Let me again say: I have no objections to self-publishing at all. What I want is for those who choose that option to see, clearly, what the obstacles are, and what the work -- post-writing -- entails. I've talked to any number of self-published people who truly did believe that having a book in their hands = having a book in the bookstores; they had no idea at all about the distribution channels involved.
Publishing your work to have it in hand? I could see doing that myself (for some of my short stories) via Lulu.com or something similar.
no subject
Date: 2009-11-22 10:43 pm (UTC)You're trying to warn people away from self (or vanity, which I know we both agree isn't the same thing) publishing for most types of books (including fiction), because just because you have a book in hand doesn't mean you have the distribution for it. Is this correct? I understand and agree with that on a practical level.
However, there comes a point where there's not much practical difference between being against self-publishing full stop and warning people away from it for practical reasons, especially when the non-practical reasons for wanting to go that route are strong enough to overpower any practical reason someone would avoid self-publishing.
Either way, it leaves the writer who hasn't been able to break into traditional publishing in the same spot. This person will hear you, but without a viable practical alternative between self-publishing, which at least offers the illusion that you might get read, and leaving the book on the hard drive where it's absolutely guaranteed the book will never be read, well, the lack of distribution (I am a former librarian, I understood the distribution issue long before I sent out my first query) is pretty much secondary from the desperate writer's point of view. A slim chance is better than none and all that.
Now, I'm not saying I don't know better. What I am saying is that until there's a better alternative than the three listed above (spending years or decades trying to get traditionally published, self-publishing with no hope of distribution, not trying at all), then it's going to be very hard to talk people out of self-publishing. Vanity publishing, not so much. Most writers I'm acquainted with know better than that.
But without giving them another place to stand, telling someone to stay out of the quicksand isn't much use. That's all I'm trying to say.
no subject
Date: 2009-11-22 11:06 pm (UTC)I can see your point, and I understand it. It's absolutely true that we don't offer another viable alternative. I think ebooks and epublication are an emerging alternative scenario, especially if you write in certain genres, and I think that places like Ellora's Cave work, in an on-line fashion, as a de-facto bookstore; readers go there and are willing to browse and pick up titles that may interest them because of their previous satisfaction with other purchases. Yes, there is still an editorial process and yes, slush piles, but the epresses have a broader range in both length and in substance.
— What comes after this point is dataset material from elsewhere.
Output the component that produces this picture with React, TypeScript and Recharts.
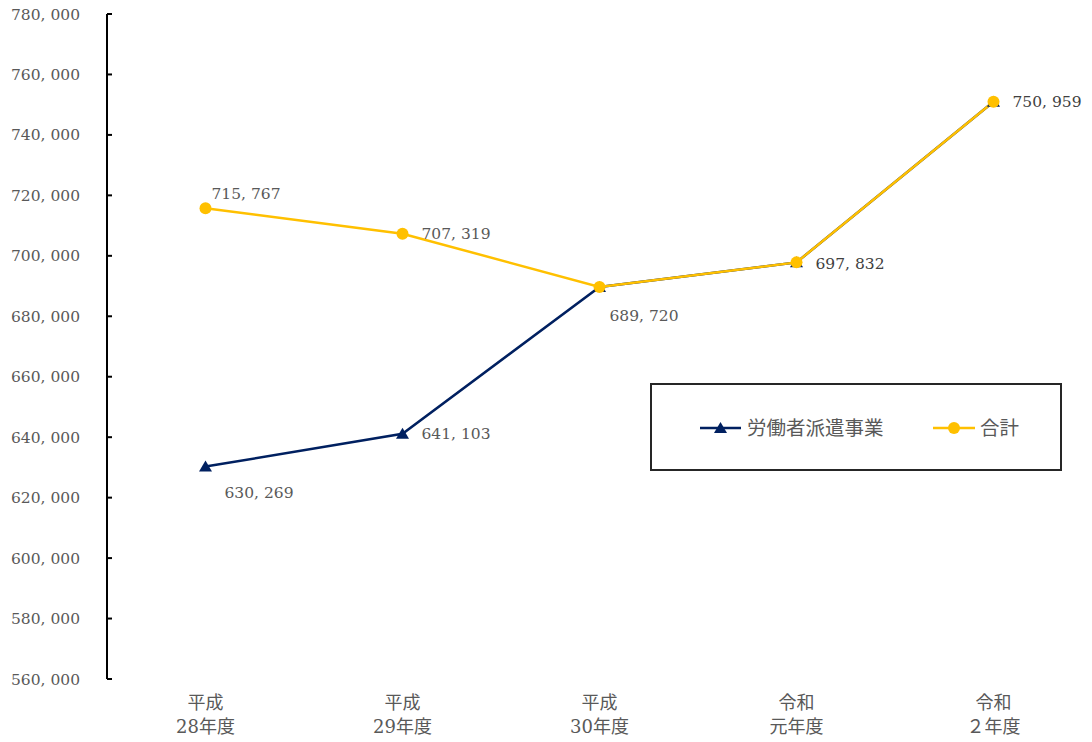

This is a scenario that is entirely independent of the need for visibility in a bookstore, and it has worked, and does work, for a variety of authors.
My post started because someone felt that to be visible he needed to be in bookstores, and he had elected to publish with iUniverse because they in theory had that brick and mortar distribution. They don't, of course, and it costs a lot more to go to iUniverse than it does to go to Lulu. I wanted to point out that, quality aside--completely aside--the books that are published in that fashion don't get onto shelves, for entirely economic reasons, and that bookstores are the end chain of the traditional model.
Feeling that you require a bookstore while at the same time decrying traditional models does not seem to be logical, to me.
no subject
Date: 2009-11-23 12:21 am (UTC)I was really excited when I heard about Harlequin's Carina Press imprint, especially since they said they were looking for stories that by their subject matter weren't fitting in anywhere else, but I'm so afraid the Horizons vanity imprint they started up at the same time will taint Carina that I'm not willing to query them now.
Feeling that you require a bookstore while at the same time decrying traditional models does not seem to be logical, to me.
Logical, maybe not, but I can easily see why someone would think that way. From an outsider's point of view, one doesn't have anything to do with the other. If it's between covers, it's a book, if it's a book they have to put it in bookstores, because that's what bookstores sell. Sort of by definition [g].
What this person wants is another way to get into bookstores besides the traditional model. Heck, I get that one. That's what we all want. He just got desperate enough to believe there was one, is all. He's not going to want to hear you tell him it doesn't exist, because then he no longer has control over his own dreams. Nobody wants to hear that.
It's a fact just as hard as the one you're trying to tell him, unfortunately.
The hardest part about trying to break into traditional publishing, IMHO, is realizing that you have absolutely no control over whether it actually happens or not, beyond writing the best book you can, which isn't enough most of the time.